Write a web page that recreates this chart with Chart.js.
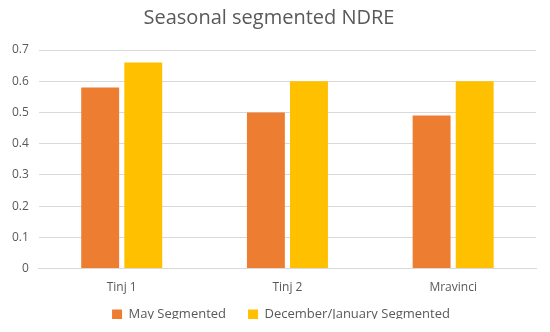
<!DOCTYPE html>
<html><head><meta charset="utf-8">
<script src="https://cdn.jsdelivr.net/npm/chart.js@4/dist/chart.umd.min.js"></script>
<style>html,body{margin:0;padding:0;background:#fff}#wrap{width:550px;height:332px}</style>
</head><body><div id="wrap"><canvas id="c" width="550" height="332"></canvas></div>
<script>
const categories = ["Tinj 1", "Tinj 2", "Mravinci"];
const maySegmented = [0.58, 0.50, 0.49];
const decJanSegmented = [0.66, 0.60, 0.60];
const seriesNames = ["May Segmented", "December/January Segmented"];
const yTicks = [0, 0.1, 0.2, 0.3, 0.4, 0.5, 0.6, 0.7];

const legendFix = {
  id: 'legendFix',
  beforeLayout(chart) {
    const l = chart.legend;
    if (l && !l._patched) {
      const f = l.fit.bind(l);
      l.fit = function () { f(); this.height -= 12; };
      const d = l.draw.bind(l);
      l.draw = function () {
        const ctx = this.ctx;
        ctx.save(); ctx.translate(12, -13); d(); ctx.restore();
      };
      l._patched = true;
    }
  }
};

new Chart(document.getElementById('c'), {
  type: 'bar',
  data: {
    labels: categories,
    datasets: [
      {label: seriesNames[0], data: maySegmented, backgroundColor: '#ED7D31', categoryPercentage: 0.52, barPercentage: 0.88},
      {label: seriesNames[1], data: decJanSegmented, backgroundColor: '#FFC000', categoryPercentage: 0.52, barPercentage: 0.88}
    ]
  },
  plugins: [legendFix],
  options: {
    responsive: false,
    animation: false,
    layout: {padding: {left: 2, right: 14, top: 6, bottom: 0}},
    plugins: {
      title: {display: true, text: 'Seasonal segmented NDRE', color: '#595959',
        font: {family: 'Open Sans', size: 20, weight: 'normal'}, padding: {top: 0, bottom: 20}},
      legend: {position: 'bottom', labels: {color: '#595959', font: {family: 'Open Sans', size: 13},
        boxWidth: 10, boxHeight: 10, padding: 22}},
      tooltip: {enabled: false}
    },
    scales: {
      x: {grid: {display: false}, border: {display: true, color: '#d9d9d9'},
        ticks: {color: '#595959', font: {family: 'Open Sans', size: 12}, padding: 4}},
      y: {min: 0, max: 0.7, afterBuildTicks: (s) => { s.ticks = yTicks.map(v => ({value: v})); },
        grid: {color: '#d9d9d9', drawTicks: false}, border: {display: false},
        ticks: {color: '#595959', font: {family: 'Open Sans', size: 12}, padding: 10,
          callback: (v) => String(Math.round(v * 10) / 10)}}
    }
  }
});
</script></body></html>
================
▶ WORK TO DO
Produce an exact copy of each line of data, skipping embedded images.

▶ ANSWER TO THE TASK
Write a web page that recreates this chart with Chart.js.
<!DOCTYPE html>
<html><head><meta charset="utf-8">
<script src="https://cdn.jsdelivr.net/npm/chart.js@4/dist/chart.umd.min.js"></script>
<style>html,body{margin:0;padding:0;background:#fff}#wrap{width:550px;height:332px}</style>
</head><body><div id="wrap"><canvas id="c" width="550" height="332"></canvas></div>
<script>
const categories = ["Tinj 1", "Tinj 2", "Mravinci"];
const maySegmented = [0.58, 0.50, 0.49];
const decJanSegmented = [0.66, 0.60, 0.60];
const seriesNames = ["May Segmented", "December/January Segmented"];
const yTicks = [0, 0.1, 0.2, 0.3, 0.4, 0.5, 0.6, 0.7];

const legendFix = {
  id: 'legendFix',
  beforeLayout(chart) {
    const l = chart.legend;
    if (l && !l._patched) {
      const f = l.fit.bind(l);
      l.fit = function () { f(); this.height -= 12; };
      const d = l.draw.bind(l);
      l.draw = function () {
        const ctx = this.ctx;
        ctx.save(); ctx.translate(12, -13); d(); ctx.restore();
      };
      l._patched = true;
    }
  }
};

new Chart(document.getElementById('c'), {
  type: 'bar',
  data: {
    labels: categories,
    datasets: [
      {label: seriesNames[0], data: maySegmented, backgroundColor: '#ED7D31', categoryPercentage: 0.52, barPercentage: 0.88},
      {label: seriesNames[1], data: decJanSegmented, backgroundColor: '#FFC000', categoryPercentage: 0.52, barPercentage: 0.88}
    ]
  },
  plugins: [legendFix],
  options: {
    responsive: false,
    animation: false,
    layout: {padding: {left: 2, right: 14, top: 6, bottom: 0}},
    plugins: {
      title: {display: true, text: 'Seasonal segmented NDRE', color: '#595959',
        font: {family: 'Open Sans', size: 20, weight: 'normal'}, padding: {top: 0, bottom: 20}},
      legend: {position: 'bottom', labels: {color: '#595959', font: {family: 'Open Sans', size: 13},
        boxWidth: 10, boxHeight: 10, padding: 22}},
      tooltip: {enabled: false}
    },
    scales: {
      x: {grid: {display: false}, border: {display: true, color: '#d9d9d9'},
        ticks: {color: '#595959', font: {family: 'Open Sans', size: 12}, padding: 4}},
      y: {min: 0, max: 0.7, afterBuildTicks: (s) => { s.ticks = yTicks.map(v => ({value: v})); },
        grid: {color: '#d9d9d9', drawTicks: false}, border: {display: false},
        ticks: {color: '#595959', font: {family: 'Open Sans', size: 12}, padding: 10,
          callback: (v) => String(Math.round(v * 10) / 10)}}
    }
  }
});
</script></body></html>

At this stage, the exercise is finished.